Wednesday, May 11, 2011

Everyone has a vocation

Good Shepherd Sunday (Fourth Sunday of Easter Year A)
Today we celebrate Good Shepherd Sunday or Vocation Sunday. Today is a special day when we pray for more vocations to the priesthood and religious life.

What is a vocation? Does everyone have a vocation? Do you have a vocation? Many people think that only a handful of privileged people have a vocation while others do not. This is not true. Everyone has a vocation. A vocation is a calling forth of a person. It starts at the very moment of our existence in our mother’s womb. We can even say that our vocation began before the universe was created.

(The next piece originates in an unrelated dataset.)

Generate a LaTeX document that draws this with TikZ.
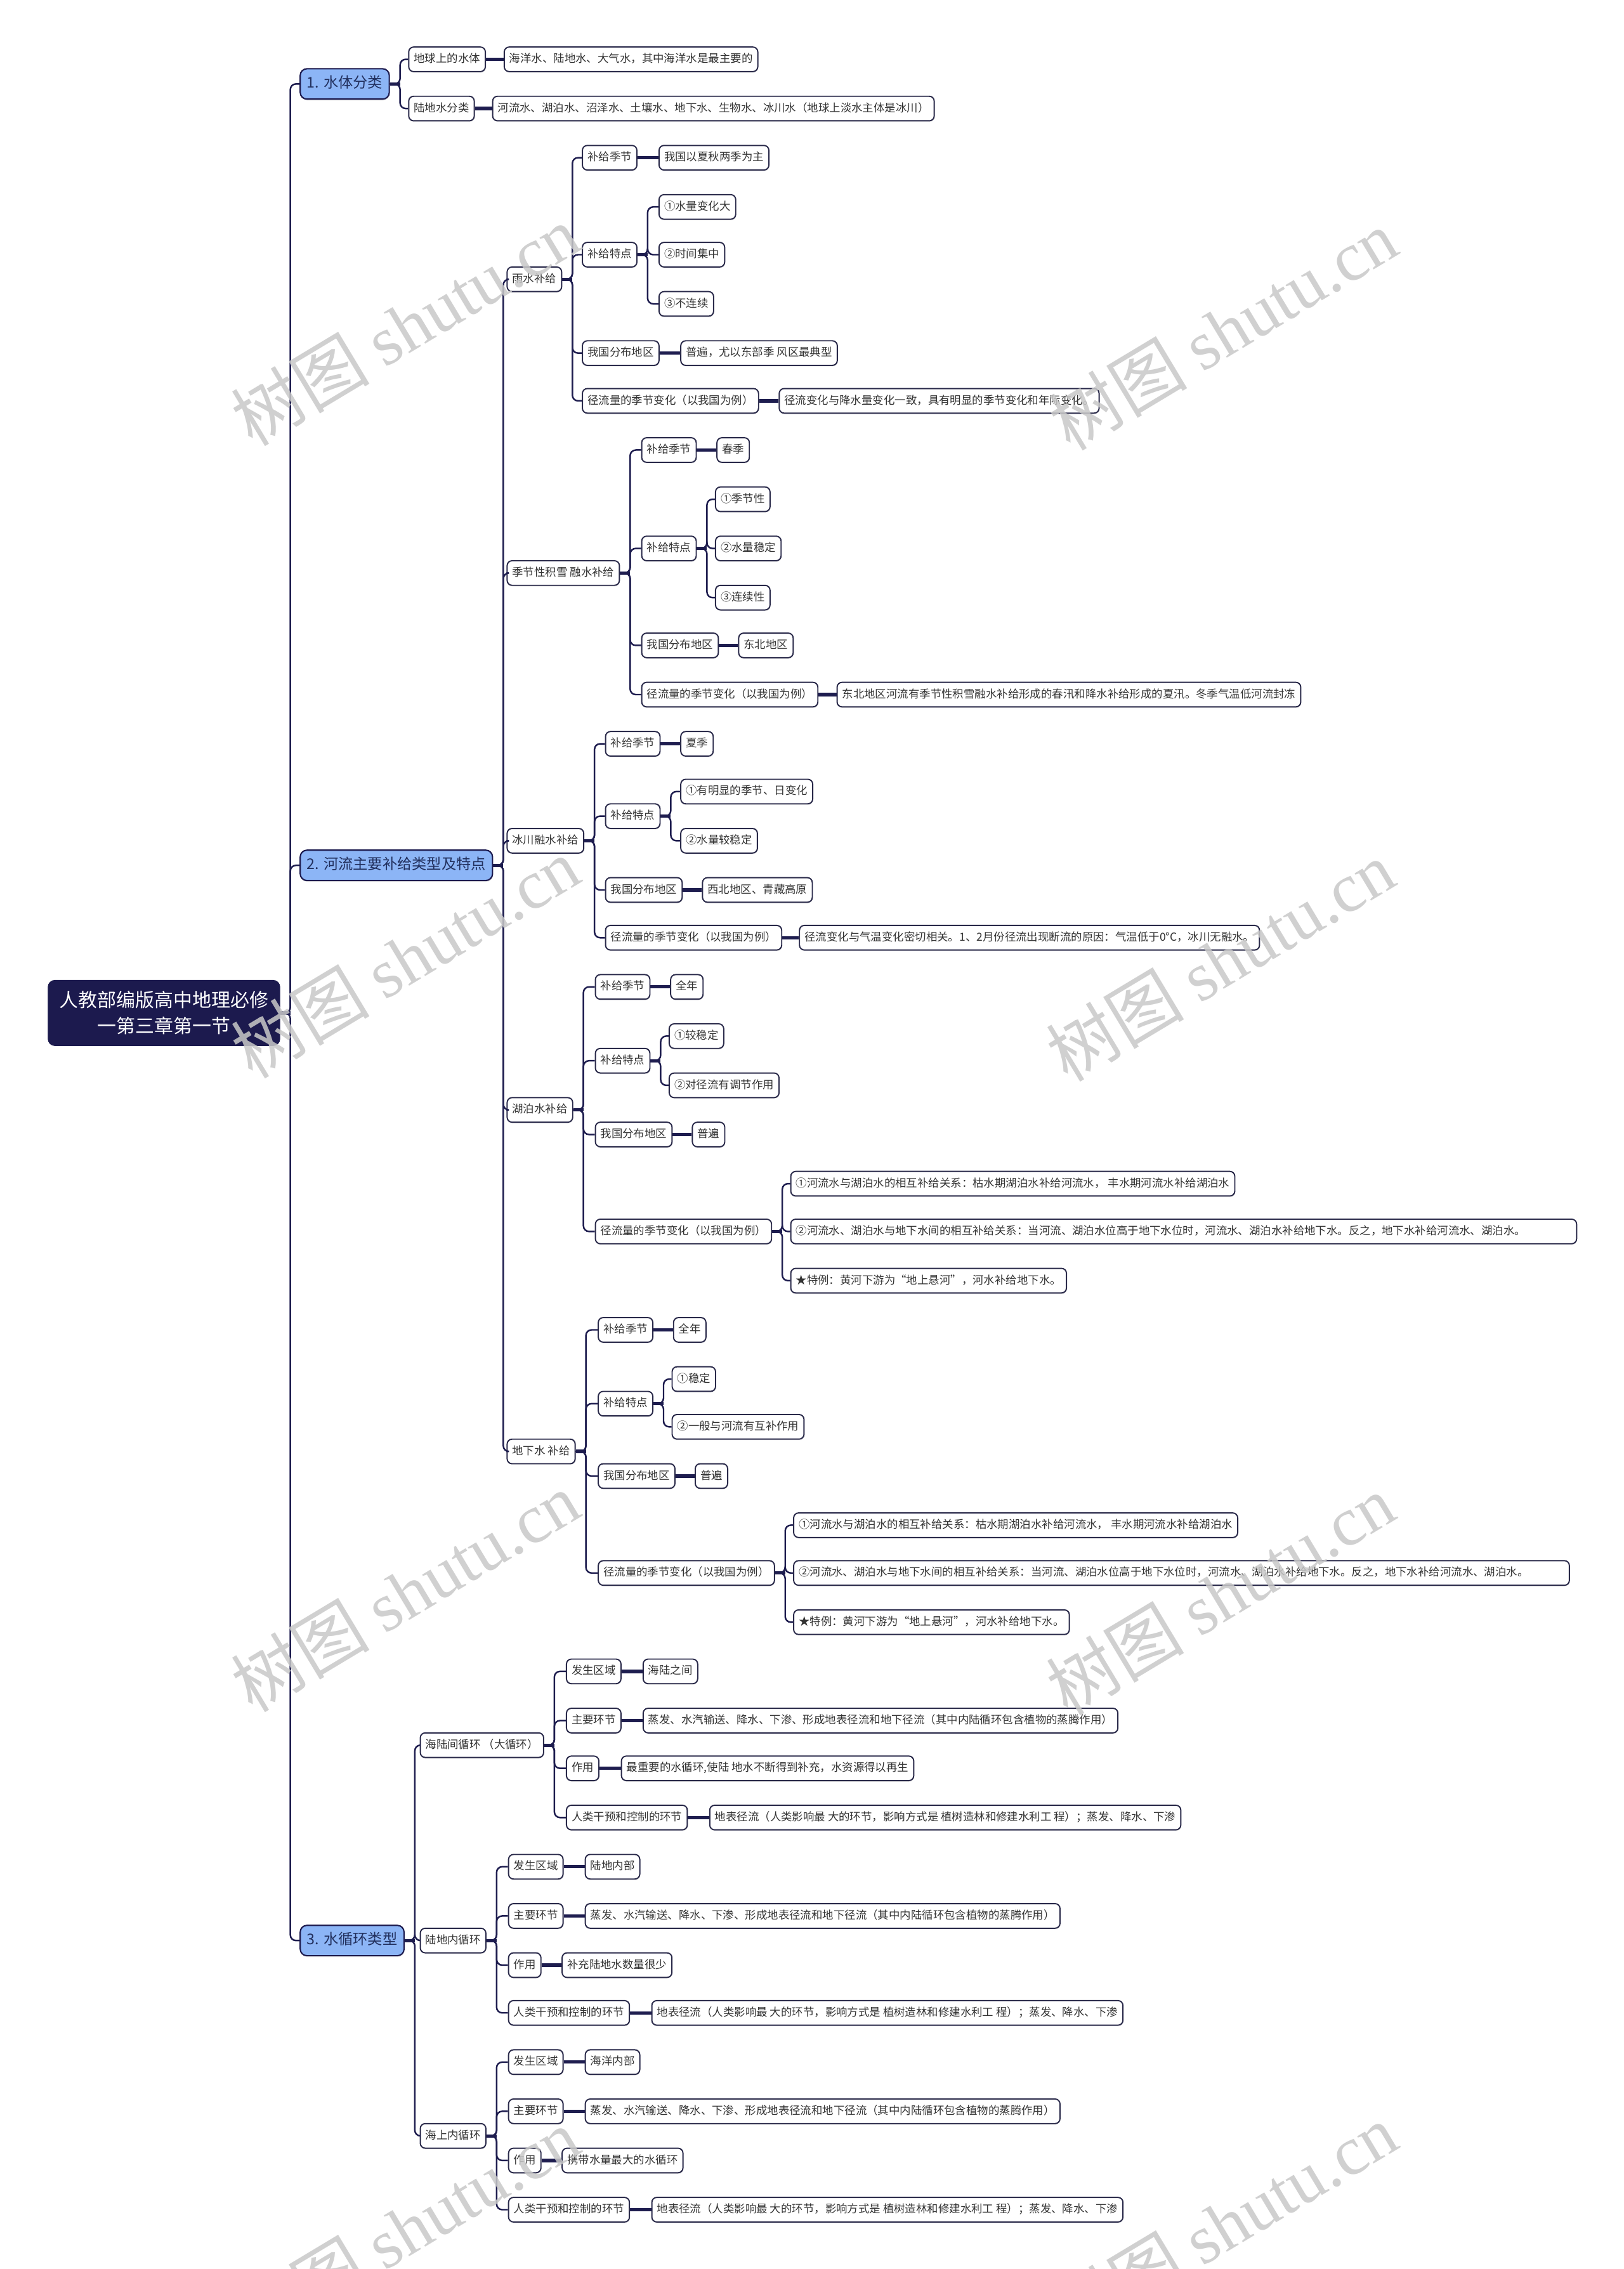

Each of us are called to develop our fullest potential because we are born incomplete.

But vocation is also a struggle. It demands sacrifice. A Vocation is a labour of love. It is a working out of a mission. And our mission is love. Each of us is called to be loving persons. Love is at the core of our vocation. God calls us because he loves us. We came into this world through the love of our parents. This vocation must now be nurtured by love and hopefully one day we will bear the fruits of love. Some are called to express that love in marriage. Others are called to express that love through the priesthood or religious life. Some are called to express that love while remaining single.

Thus, a vocation is not something that merely makes us feel good, nor is it necessarily easy. Neither is life or love. For in both life and in love, vocation becomes real only through struggle, purification and pain.

Married people, single persons, priests and religious all have vocations. Each vocation is unique and irreplaceable, all revealing the voice of God’s love. But priestly and religious vocations are profoundly different than those who are single or married. They are different but it doesn’t mean that they are higher vocations. The only highest vocation is love itself. What then is the difference? The life of a priest or a religious brother or sister should make no sense without Christ. Such a life, in its core, is meaningless without faith. As priests and as religious brothers and sisters, we are called to be “nobodies”. We are called to give up all titles, power, wealth, position and our personal wishes and wants so that we can become living sacraments of God’s presence in this world. We live no longer for ourselves but for God. It is true that we priests and religious are also sinners and broken people. That is why we need your prayers. Can you imagine one day when there is no longer any priest or religious brother or sister? Can you imagine one day when there will no longer be any sacraments? No mass, no baptism, no confirmation, no confessions.

Let us in today’s mass pray to Jesus, our Good Shepherd to send more workers into the vineyard, for the harvest is plentiful but the labourers are few. Let us pray for more vocations to the priestly and religious life. Let us encourage our children and the young people to take up the challenge of responding to God’s call.